Google added new app integrations and security capabilities to its Workspace productivity suite on Tuesday ahead of its Cloud Next virtual event.
The Workspace Marketplace now has 5,300 third-party apps that users can integrate with the various Workspace tools, Google said. Among the newest is an integration between two of its collaboration tools, Chat and the recently rebranded Spaces (formerly Chat Rooms), and Jira, Atlassian’s popular work management app for software developers.
The bot integration lets Jira users create new tickets within the Chat and Spaces apps, as well as monitor issues and see Jira previews.

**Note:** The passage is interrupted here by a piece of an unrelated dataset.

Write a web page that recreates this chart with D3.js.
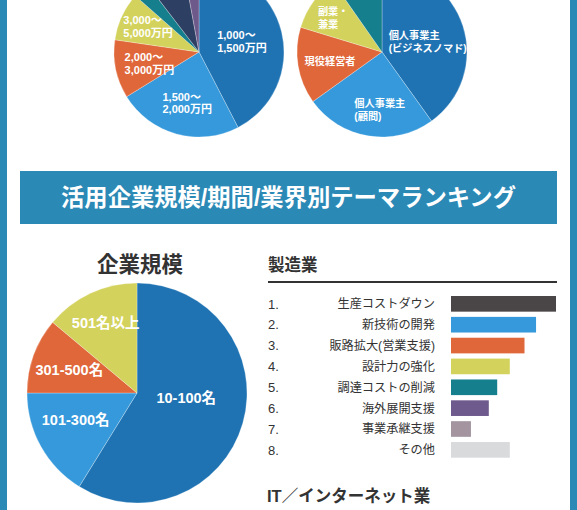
<!DOCTYPE html>
<html><head><meta charset="utf-8">
<script src="https://cdn.jsdelivr.net/npm/d3@7"></script>
<style>
html,body{margin:0;padding:0;background:#fff;}
svg{display:block;font-family:"Liberation Sans","Noto Sans CJK JP",sans-serif;}
</style></head>
<body>
<svg id="c" width="577" height="510"></svg>
<script>
// ---- data ----
const incomeCats = ["1,000～\n1,500万円","1,500～\n2,000万円","2,000～\n3,000万円","3,000～\n5,000万円","5,000万円以上","その他A","その他B"];
const incomeShown = [true,true,true,true,false,false,false];
const incomeValues = [42.4, 23.8, 11.1, 9.2, 3.1, 7.5, 2.9];

const typeCats = ["個人事業主\n(ビジネスノマド)","個人事業主\n(顧問)","現役経営者","副業・\n兼業","その他"];
const typeShown = [true,true,true,true,false];
const typeValues = [40.1, 25.0, 14.6, 10.6, 9.7];

const sizeCats = ["10-100名","101-300名","301-500名","501名以上"];
const sizeValues = [58.8, 16.2, 11.1, 13.9];

const mfgRanks = ["1.","2.","3.","4.","5.","6.","7.","8."];
const mfgThemes = ["生産コストダウン","新技術の開発","販路拡大(営業支援)","設計力の強化","調達コストの削減","海外展開支援","事業承継支援","その他"];
const mfgValues = [100, 81, 70, 56, 44, 36, 19, 56];

const bannerTitle = "活用企業規模/期間/業界別テーマランキング";
const sizeTitle = "企業規模";
const mfgTitle = "製造業";
const itTitle = "IT／インターネット業";

// ---- style / layout ----
const BLUE = "#2b89b6";
const pieColors = ["#1f73b3","#3599db","#e0673a","#d3d25c","#167f8d","#2d3f63","#6d5a8b"];
const barColors = ["#4a4547","#3599db","#e0673a","#d3d25c","#167f8d","#6e5a8c","#a3949f","#d9dadc"];

const svg = d3.select("#c");

// borders
svg.append("rect").attr("x",0).attr("y",0).attr("width",7).attr("height",510).attr("fill",BLUE);
svg.append("rect").attr("x",570).attr("y",0).attr("width",7).attr("height",510).attr("fill",BLUE);

function drawPie(cx, cy, R, cats, vals, shown, lblR, lblF, fontSize, lineH, alignLeft){
  const pie = d3.pie().sort(null).value(d=>d.v);
  const data = pie(cats.map((c,i)=>({c, v:vals[i], i, show: shown ? shown[i] : true})));
  const g = svg.append("g").attr("transform",`translate(${cx},${cy})`);
  const arc = d3.arc().innerRadius(0).outerRadius(R);
  g.selectAll("path").data(data).join("path")
    .attr("d",arc).attr("fill",d=>pieColors[d.data.i])
    .attr("stroke","rgba(255,255,255,0.45)").attr("stroke-width",0.6);
  data.forEach((d,k)=>{
    if(!d.data.show) return;
    const r = R*lblR[k];
    const a = d.startAngle + lblF[k]*(d.endAngle-d.startAngle);
    const px = r*Math.sin(a), py = -r*Math.cos(a);
    const lines = d.data.c.split("\n");
    const t = g.append("text").attr("fill","#fff").attr("font-weight","bold")
      .attr("font-size",fontSize).attr("text-anchor", alignLeft ? "start":"middle");
    lines.forEach((ln,j)=>{
      t.append("tspan").attr("x",0).attr("y",(j-(lines.length-1)/2)*lineH).attr("dy","0.35em").text(ln);
    });
    let dx = 0;
    if(alignLeft){ dx = -t.node().getBBox().width/2; }
    t.attr("transform",`translate(${px+dx},${py})`);
  });
}

// top pies
drawPie(199, 52, 85, incomeCats, incomeValues, incomeShown,
  [0.52,0.62,0.6,0.67,0.6,0.6,0.6], [0.5,0.47,0.46,0.55,0.5,0.5,0.5], 11, 12.5, true);
drawPie(382, 52, 85, typeCats, typeValues, typeShown,
  [0.55,0.68,0.62,0.7,0.6], [0.54,0.42,0.49,0.47,0.5], 10.2, 13, true);

// banner
svg.append("rect").attr("x",20).attr("y",171).attr("width",537).attr("height",53).attr("fill",BLUE);
svg.append("text").attr("x",288.5).attr("y",197.5).attr("dy","0.35em").attr("text-anchor","middle")
  .attr("fill","#fff").attr("font-weight","bold").attr("font-size",23.3).text(bannerTitle);

// size pie
svg.append("text").attr("x",140).attr("y",272).attr("text-anchor","middle")
  .attr("fill","#333").attr("font-weight","bold").attr("font-size",21.5).text(sizeTitle);
drawPie(137, 393, 110, sizeCats, sizeValues, null,
  [0.45,0.61,0.65,0.7], [0.45,0.59,0.47,0.52], 14.5, 16, false);

// manufacturing bars
svg.append("text").attr("x",268).attr("y",271).attr("fill","#333").attr("font-weight","bold")
  .attr("font-size",16.5).text(mfgTitle);
svg.append("line").attr("x1",268).attr("x2",557).attr("y1",282).attr("y2",282)
  .attr("stroke","#333").attr("stroke-width",2);

const y = d3.scaleBand().domain(mfgRanks).range([293.4,460.3]).paddingInner(0.25).paddingOuter(0.125);
const x = d3.scaleLinear().domain([0, d3.max(mfgValues)]).range([0,105]);
const bx = 451;
const rows = svg.append("g");
mfgRanks.forEach((r,i)=>{
  const yc = y(r) + y.bandwidth()/2;
  rows.append("rect").attr("x",bx).attr("y",y(r)).attr("width",x(mfgValues[i])).attr("height",y.bandwidth())
    .attr("fill",barColors[i]);
  rows.append("text").attr("x",268).attr("y",yc).attr("dy","0.36em").attr("fill","#333")
    .attr("font-size",13).text(r);
  rows.append("text").attr("x",435).attr("y",yc).attr("dy","0.36em").attr("fill","#333")
    .attr("text-anchor","end").attr("font-size",12.2).text(mfgThemes[i]);
});

svg.append("text").attr("x",267).attr("y",502).attr("fill","#333").attr("font-weight","bold")
  .attr("font-size",16.5).text(itTitle);
</script>
</body></html>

The integration is evidence of Google’s efforts to let Workspace customers embed its apps into users’ workflow. While Google has focused on connecting workflows between its own Workspace apps, it has also begun to address the need for users to move seamlessly between a wider variety of tools, said Angela Ashenden, principal analyst at CCS Insight.
“Jira is an obvious place to start, because IT support teams are often the first to embrace chat platforms for productivity working and for more sophisticated use cases,” said Ashenden.
Another new integration connects Google’s email client, Gmail, and its no-code development platform, AppSheet. AppSheet, which was acquired in January 2020, lets users create simple, visual applications based on data in Workspace apps. The Gmail integration lets Workspace customers interact with AppSheet apps directly from their email inbox, making it easier for workers to input relevant data or approve requests without switching screens.
The AppSheet integration with Gmail is generally available now, Google said.
Google also took steps to enhance security in Workspace. Data loss prevention for Workspace Chat, a feature often required in regulated industries to protect sensitive data, is now available in beta.
The addition of client-side encryption for certain Workspace apps in June — Drive, Docs, Sheets, and Slides — was extended to Google’s video meeting tool, Meet, available now in beta. This provides customers with control over encryption keys to help meet compliance requirements.
Other updates include the general availability of Google Drive labels, which let customers classify stored files based on sensitivity level; it integrates with Workspace DLP to manage the sharing and downloading of files, Google said.
“Security has always been a key aspect in G Suite, as it was before, but not a particularly well-promoted aspect of the platform,” said Ashenden. “There’s a clear effort to reinforce that and highlight the emphasis on security, whether that’s around DLP or encryption.
“A lot of that is also about bringing Workspace, in its new form, up to the level of expectancy in terms of being enterprise-ready, having all of the pieces in place that are needed for a large-scale deployment,” she said.
Workspace — formerly G Suite — is being used by 3 billion people globally, Google said, mostly by users with unpaid accounts. (That number includes users accessing tools such as Gmail.) A free tier was added to the revamped Google Workspace, which includes apps such as Meet, Drive, Docs, and others, in June.
The latest data from Google on paid users pegged that number at 6 million business as of March 2020. (Rival Microsoft, which presents user stats for its Office 365 suite differently, said that it had 300 million “commercial paid seats” as of August.)